'''

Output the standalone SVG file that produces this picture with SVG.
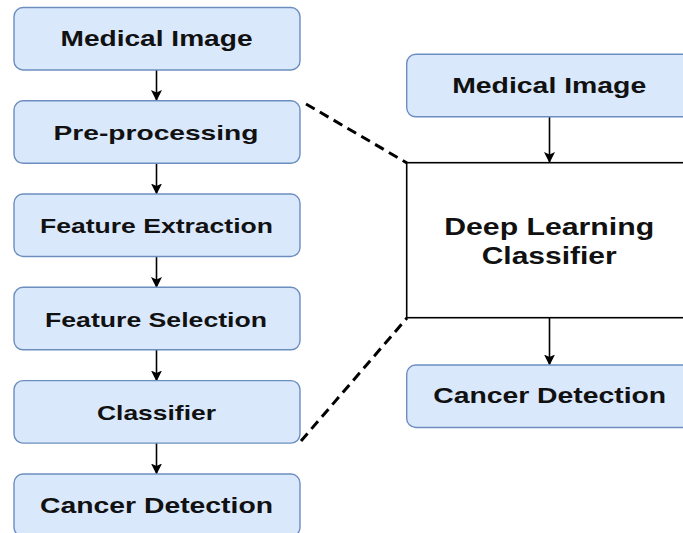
<svg xmlns="http://www.w3.org/2000/svg" width="683" height="533" viewBox="0 0 683 533">
  <defs>
    <marker id="arrow" markerWidth="11" markerHeight="11" refX="10" refY="5.5" orient="auto" markerUnits="userSpaceOnUse">
      <path d="M0,0 L11,5.5 L0,11 L2.5,5.5 Z" fill="#000"/>
    </marker>
    <style>
      .box { fill: #dae8fc; stroke: #6c8ebf; stroke-width: 1.4; }
      .dl { fill: #ffffff; stroke: #000; stroke-width: 1.6; }
      .lbl { font-family: "Liberation Sans", Arial, sans-serif; font-weight: bold; fill: #111; text-anchor: middle; }
      .edge { stroke: #000; stroke-width: 1.6; fill: none; }
      .dash { stroke: #000; stroke-width: 3; fill: none; stroke-dasharray: 10 6; }
    </style>
  </defs>
  <rect width="683" height="533" fill="#fff"/>

  <!-- connectors -->
  <g id="connectors">
    <line class="edge" x1="156.5" y1="70" x2="156.5" y2="100" marker-end="url(#arrow)"/>
    <line class="edge" x1="156.5" y1="163" x2="156.5" y2="193.5" marker-end="url(#arrow)"/>
    <line class="edge" x1="156.5" y1="256.5" x2="156.5" y2="287" marker-end="url(#arrow)"/>
    <line class="edge" x1="156.5" y1="350" x2="156.5" y2="380.5" marker-end="url(#arrow)"/>
    <line class="edge" x1="156.5" y1="443" x2="156.5" y2="473.5" marker-end="url(#arrow)"/>
    <line class="edge" x1="549.5" y1="117" x2="549.5" y2="162" marker-end="url(#arrow)"/>
    <line class="edge" x1="549.5" y1="318" x2="549.5" y2="364.5" marker-end="url(#arrow)"/>
    <line class="dash" x1="306" y1="104" x2="407" y2="163"/>
    <line class="dash" x1="301" y1="441" x2="407" y2="318"/>
  </g>

  <!-- left pipeline -->
  <g id="left-medical-image">
    <rect class="box" x="14" y="7.5" width="286" height="62.5" rx="9"/>
    <text class="lbl" x="156.5" y="46" font-size="22" textLength="192" lengthAdjust="spacingAndGlyphs">Medical Image</text>
  </g>
  <g id="left-preprocessing">
    <rect class="box" x="14" y="100.8" width="286" height="62.5" rx="9"/>
    <text class="lbl" x="156" y="139.5" font-size="21" textLength="205" lengthAdjust="spacingAndGlyphs">Pre-processing</text>
  </g>
  <g id="left-feature-extraction">
    <rect class="box" x="14" y="194" width="286" height="62.5" rx="9"/>
    <text class="lbl" x="156.5" y="233" font-size="20.5" textLength="233" lengthAdjust="spacingAndGlyphs">Feature Extraction</text>
  </g>
  <g id="left-feature-selection">
    <rect class="box" x="14" y="287.3" width="286" height="62.5" rx="9"/>
    <text class="lbl" x="156" y="326.5" font-size="20.5" textLength="222" lengthAdjust="spacingAndGlyphs">Feature Selection</text>
  </g>
  <g id="left-classifier">
    <rect class="box" x="14" y="380.6" width="286" height="62.5" rx="9"/>
    <text class="lbl" x="156.5" y="420" font-size="21" textLength="119" lengthAdjust="spacingAndGlyphs">Classifier</text>
  </g>
  <g id="left-cancer-detection">
    <rect class="box" x="14" y="474" width="286" height="62.5" rx="9"/>
    <text class="lbl" x="156.5" y="512.5" font-size="22" textLength="233" lengthAdjust="spacingAndGlyphs">Cancer Detection</text>
  </g>

  <!-- right pipeline -->
  <g id="right-medical-image">
    <rect class="box" x="406.7" y="54.3" width="286" height="62.5" rx="9"/>
    <text class="lbl" x="549.2" y="93.3" font-size="22" textLength="194" lengthAdjust="spacingAndGlyphs">Medical Image</text>
  </g>
  <g id="deep-learning-classifier">
    <rect class="dl" x="406.7" y="162.7" width="290" height="155"/>
    <text class="lbl" x="549.2" y="235" font-size="23" textLength="210" lengthAdjust="spacingAndGlyphs">Deep Learning</text>
    <text class="lbl" x="549.2" y="264" font-size="23" textLength="135" lengthAdjust="spacingAndGlyphs">Classifier</text>
  </g>
  <g id="right-cancer-detection">
    <rect class="box" x="406.7" y="365" width="286" height="62.5" rx="9"/>
    <text class="lbl" x="549.7" y="403.3" font-size="22" textLength="233" lengthAdjust="spacingAndGlyphs">Cancer Detection</text>
  </g>
</svg>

'''

Leaving out the pictures, repeat the data above exactly.

Output the standalone SVG file that produces this picture with SVG.
<svg xmlns="http://www.w3.org/2000/svg" width="683" height="533" viewBox="0 0 683 533">
  <defs>
    <marker id="arrow" markerWidth="11" markerHeight="11" refX="10" refY="5.5" orient="auto" markerUnits="userSpaceOnUse">
      <path d="M0,0 L11,5.5 L0,11 L2.5,5.5 Z" fill="#000"/>
    </marker>
    <style>
      .box { fill: #dae8fc; stroke: #6c8ebf; stroke-width: 1.4; }
      .dl { fill: #ffffff; stroke: #000; stroke-width: 1.6; }
      .lbl { font-family: "Liberation Sans", Arial, sans-serif; font-weight: bold; fill: #111; text-anchor: middle; }
      .edge { stroke: #000; stroke-width: 1.6; fill: none; }
      .dash { stroke: #000; stroke-width: 3; fill: none; stroke-dasharray: 10 6; }
    </style>
  </defs>
  <rect width="683" height="533" fill="#fff"/>

  <!-- connectors -->
  <g id="connectors">
    <line class="edge" x1="156.5" y1="70" x2="156.5" y2="100" marker-end="url(#arrow)"/>
    <line class="edge" x1="156.5" y1="163" x2="156.5" y2="193.5" marker-end="url(#arrow)"/>
    <line class="edge" x1="156.5" y1="256.5" x2="156.5" y2="287" marker-end="url(#arrow)"/>
    <line class="edge" x1="156.5" y1="350" x2="156.5" y2="380.5" marker-end="url(#arrow)"/>
    <line class="edge" x1="156.5" y1="443" x2="156.5" y2="473.5" marker-end="url(#arrow)"/>
    <line class="edge" x1="549.5" y1="117" x2="549.5" y2="162" marker-end="url(#arrow)"/>
    <line class="edge" x1="549.5" y1="318" x2="549.5" y2="364.5" marker-end="url(#arrow)"/>
    <line class="dash" x1="306" y1="104" x2="407" y2="163"/>
    <line class="dash" x1="301" y1="441" x2="407" y2="318"/>
  </g>

  <!-- left pipeline -->
  <g id="left-medical-image">
    <rect class="box" x="14" y="7.5" width="286" height="62.5" rx="9"/>
    <text class="lbl" x="156.5" y="46" font-size="22" textLength="192" lengthAdjust="spacingAndGlyphs">Medical Image</text>
  </g>
  <g id="left-preprocessing">
    <rect class="box" x="14" y="100.8" width="286" height="62.5" rx="9"/>
    <text class="lbl" x="156" y="139.5" font-size="21" textLength="205" lengthAdjust="spacingAndGlyphs">Pre-processing</text>
  </g>
  <g id="left-feature-extraction">
    <rect class="box" x="14" y="194" width="286" height="62.5" rx="9"/>
    <text class="lbl" x="156.5" y="233" font-size="20.5" textLength="233" lengthAdjust="spacingAndGlyphs">Feature Extraction</text>
  </g>
  <g id="left-feature-selection">
    <rect class="box" x="14" y="287.3" width="286" height="62.5" rx="9"/>
    <text class="lbl" x="156" y="326.5" font-size="20.5" textLength="222" lengthAdjust="spacingAndGlyphs">Feature Selection</text>
  </g>
  <g id="left-classifier">
    <rect class="box" x="14" y="380.6" width="286" height="62.5" rx="9"/>
    <text class="lbl" x="156.5" y="420" font-size="21" textLength="119" lengthAdjust="spacingAndGlyphs">Classifier</text>
  </g>
  <g id="left-cancer-detection">
    <rect class="box" x="14" y="474" width="286" height="62.5" rx="9"/>
    <text class="lbl" x="156.5" y="512.5" font-size="22" textLength="233" lengthAdjust="spacingAndGlyphs">Cancer Detection</text>
  </g>

  <!-- right pipeline -->
  <g id="right-medical-image">
    <rect class="box" x="406.7" y="54.3" width="286" height="62.5" rx="9"/>
    <text class="lbl" x="549.2" y="93.3" font-size="22" textLength="194" lengthAdjust="spacingAndGlyphs">Medical Image</text>
  </g>
  <g id="deep-learning-classifier">
    <rect class="dl" x="406.7" y="162.7" width="290" height="155"/>
    <text class="lbl" x="549.2" y="235" font-size="23" textLength="210" lengthAdjust="spacingAndGlyphs">Deep Learning</text>
    <text class="lbl" x="549.2" y="264" font-size="23" textLength="135" lengthAdjust="spacingAndGlyphs">Classifier</text>
  </g>
  <g id="right-cancer-detection">
    <rect class="box" x="406.7" y="365" width="286" height="62.5" rx="9"/>
    <text class="lbl" x="549.7" y="403.3" font-size="22" textLength="233" lengthAdjust="spacingAndGlyphs">Cancer Detection</text>
  </g>
</svg>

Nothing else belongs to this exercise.